On Mon, Jul 28, 2025 at 2:13 AM Richard Biener
<richard.guent...@gmail.com> wrote:
>
> On Sat, Jul 26, 2025 at 8:15 AM Andrew Pinski <quic_apin...@quicinc.com> 
> wrote:
> >
> > When I did r16-1067-gaa935ce40a7, I thought it would be
> > enough to mark the decl as mergable to get it to merge on
> > all targets. Turns out a few things needed to be changed
> > to support it being mergable on all targets.
> > The first thing is improve the selecting of the mergable
> > section and instead of basing it on the DECL's mode, it
> > should be based on the size instead.
> > The second thing that needed to be happen is change the
> > alignment of the CSWTCH decl to be aligned to the next power
> > of 2 compared to the size if the size is less than 32bytes
> > (the max mergable size that is supported).
> >
> > With these changes, cswtch-6.c passes on ia32 and other targets.

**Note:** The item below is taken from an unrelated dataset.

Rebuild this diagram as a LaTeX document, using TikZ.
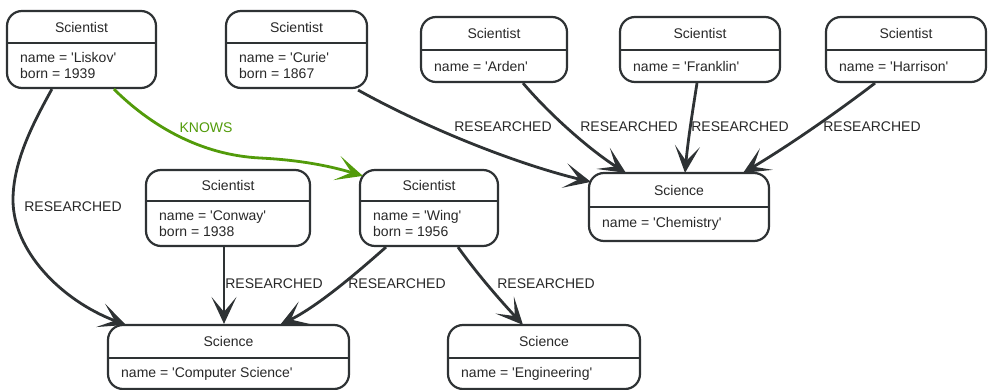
\documentclass[tikz,border=0pt]{standalone}
\usepackage{fontspec}
\setmainfont{Liberation Sans}
\usetikzlibrary{arrows.meta,calc}

\definecolor{ink}{RGB}{46,50,52}
\definecolor{txt}{RGB}{40,40,40}
\definecolor{knowsgreen}{RGB}{82,155,10}

\newcommand\q{\textquotesingle}

\tikzset{
  box/.style={draw=ink, line width=2.2pt, rounded corners=15pt, inner sep=0pt, fill=white},
  hdr/.style={font=\fontsize{14}{16}\selectfont, text=txt, inner sep=0pt},
  attr/.style={font=\fontsize{14}{15.5}\selectfont, text=txt, align=left, anchor=west, inner sep=0pt},
  divider/.style={draw=ink, line width=2pt},
  rel/.style={draw=ink, line width=2.8pt, -{Stealth[length=27pt,width=25pt,inset=15pt]}},
  knowsrel/.style={draw=knowsgreen, line width=2.8pt, -{Stealth[length=27pt,width=25pt,inset=15pt,color=knowsgreen]}},
  rellabel/.style={font=\fontsize{14}{16}\selectfont, text=txt, inner sep=0pt},
}

% #1 name, #2 left, #3 top, #4 right, #5 bottom, #6 divider, #7 label, #8 properties
\newcommand\entity[8]{%
  \node[box, minimum width={#4-#2}, minimum height={#5-#3}] (#1) at ({(#2+#4)/2},{(#3+#5)/2}) {};
  \node[hdr] (#1-head) at ({(#2+#4)/2},{(#3+#6)/2}) {#7};
  \draw[divider] (#2,#6) -- (#4,#6);
  \node[attr] (#1-props) at ({#2+13},{(#6+#5)/2}) {#8};
}

\begin{document}
\begin{tikzpicture}[x=1pt,y=-1pt]
  \useasboundingbox (0,0) rectangle (991,390);

  % entities
  \entity{liskov}{7}{11}{156}{88}{43}{Scientist}{name = \q Liskov\q\\born = 1939}
  \entity{curie}{226}{11}{367}{88}{43}{Scientist}{name = \q Curie\q\\born = 1867}
  \entity{arden}{421}{17}{567}{82}{50}{Scientist}{name = \q Arden\q}
  \entity{franklin}{620}{17}{780}{82}{50}{Scientist}{name = \q Franklin\q}
  \entity{harrison}{826}{17}{986}{82}{50}{Scientist}{name = \q Harrison\q}
  \entity{conway}{146}{170}{310}{246}{201}{Scientist}{name = \q Conway\q\\born = 1938}
  \entity{wing}{360}{170}{498}{246}{201}{Scientist}{name = \q Wing\q\\born = 1956}
  \entity{chem}{589}{173}{769}{241}{207}{Science}{name = \q Chemistry\q}
  \entity{cs}{108}{325}{349}{389}{358}{Science}{name = \q Computer Science\q}
  \entity{eng}{448}{325}{640}{389}{358}{Science}{name = \q Engineering\q}

  % relationships
  \draw[rel] ($(liskov.south west)+(46,0)$) .. controls (35,120) and (13,160) .. (13,200)
             .. controls (13,250) and (60,300) .. ($(cs.north west)+(19,1)$);
  \draw[knowsrel] ($(liskov.south west)+(108,0)$) .. controls (150,125) and (200,155) .. (260,158)
             .. controls (300,160) and (330,166) .. ($(wing.north west)+(4,7)$);
  \draw[rel] ($(curie.south east)+(-10,1)$) .. controls (430,130) and (520,165) .. ($(chem.north west)+(3,10)$);
  \draw[rel] ($(arden.south)+(29,0)$) .. controls (550,115) and (590,150) .. ($(chem.north west)+(38,1)$);
  \draw[rel] ($(franklin.south)+(-3,0)$) .. controls (692,115) and (688,140) .. ($(chem.north)+(6,1)$);
  \draw[rel] ($(harrison.south)+(-31,0)$) .. controls (840,110) and (790,145) .. ($(chem.north east)+(-27,1)$);
  \coordinate (conway-out) at ($(conway.south)+(-4,0)$);
  \draw[rel] (conway-out) -- (conway-out |- cs.north);
  \draw[rel] ($(wing.south)+(-43,0)$) .. controls (360,270) and (320,305) .. ($(cs.north east)+(-70,1)$);
  \draw[rel] ($(wing.south)+(29,0)$) .. controls (478,275) and (500,300) .. ($(eng.north)+(-21,1)$);

  % relationship labels
  \node[rellabel] (l-liskov-cs) at (73,207) {RESEARCHED};
  \node[rellabel, text=knowsgreen] (l-knows) at (206,128) {KNOWS};
  \node[rellabel] (l-curie) at (503,127) {RESEARCHED};
  \node[rellabel] (l-arden) at (629,127) {RESEARCHED};
  \node[rellabel] (l-franklin) at (740,127) {RESEARCHED};
  \node[rellabel] (l-harrison) at (872,127) {RESEARCHED};
  \node[rellabel] (l-conway) at (274,284) {RESEARCHED};
  \node[rellabel] (l-wing-cs) at (397,284) {RESEARCHED};
  \node[rellabel] (l-wing-eng) at (546,284) {RESEARCHED};
\end{tikzpicture}
\end{document}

> > And the new testcase cswtch-7.c will pass now too.
> >
> > Note I noticed the darwin's darwin_mergeable_constant_section could
> > be "fixed" up to use DECL_SIZE instead of the DECL_MODE but I am not
> > sure it makes a huge difference.
> >
> > Bootstrapped and tested on x86_64-linux-gnu.
> >
> >         PR middle-end/120523
> > gcc/ChangeLog:
> >
> >         * output.h (mergeable_constant_section): New declaration taking
> >         unsigned HOST_WIDE_INT for the size.
> >         * tree-switch-conversion.cc (switch_conversion::build_one_array):
> >         Increase the alignment of CSWTCH for sizes less than 32bytes.
> >         * varasm.cc (mergeable_constant_section): Split out twice.
> >         One that takes the size in unsigned HOST_WIDE_INT and the
> >         other size in a tree.
> >         (default_elf_select_section): Pass DECL_SIZE instead of
> >         DECL_MODE to mergeable_constant_section.
> >
> > gcc/testsuite/ChangeLog:
> >
> >         * gcc.dg/tree-ssa/cswtch-7.c: New test.
> >
> > Signed-off-by: Andrew Pinski <quic_apin...@quicinc.com>
> > ---
> >  gcc/output.h                             |  3 ++
> >  gcc/testsuite/gcc.dg/tree-ssa/cswtch-7.c | 48 ++++++++++++++++++++++++
> >  gcc/tree-switch-conversion.cc            | 11 ++++++
> >  gcc/varasm.cc                            | 44 ++++++++++++++++++----
> >  4 files changed, 99 insertions(+), 7 deletions(-)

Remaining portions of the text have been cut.